When the lyrics or the music has helped somebody get through difficult times, that’s kind of what it’s for, you know? To connect with it in a way that is meaningful in their lives. It’s weird to think that in every meet and greet that we’ve had with fans, somebody says, “This song, this album — or your band — changed my life or saved my life,” and they don’t mean it metaphorically. They mean it literally, in some cases, because they’ll tell us the story about what happened. To have been listening to that statement for 20 years is insane. It’s totally insane. We’ve always tried to not become numb to that comment, to always respect that statement. We’ve always thought it’s important to not make a joke out of that.

It’s a very confusing thing when you hear something that’s that extreme so many times. We don’t take ourselves that seriously. I’m not a doctor. I’m not [physically] saving anybody’s life. Yet we’ve written some songs that people have found that much meaning in. It’s something we’re grateful for.
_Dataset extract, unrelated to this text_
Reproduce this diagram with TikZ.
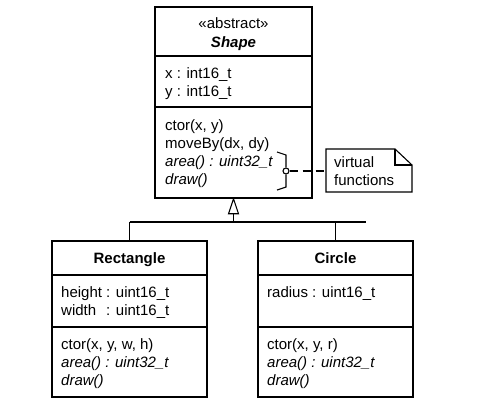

I always remind people: We didn’t want to be famous. We didn’t want to be popular for the sake of being popular. It’s a different time. Now people just want to be famous. I’m always so excited when I hear artists who are creating from a more pure place. If we got money, we spent it on music stuff every time. It was never like, “Oh, let’s buy fancy cars, outfits, jewelry.” Those things happened, but the intention was always to make good stuff that we thought was cool, that we thought our fans would like, or that would move the needle, be it culturally or technologically or artistically. Just things that we thought mattered. Even right now, I’m on Twitch five days a week just making shit. Somebody asked me, “Are you making good money on Twitch?” I’m like, “The Twitch channel doesn’t even pay for itself [laughs]. I’m just on there making shit.”

This interview has been edited and condensed for clarity.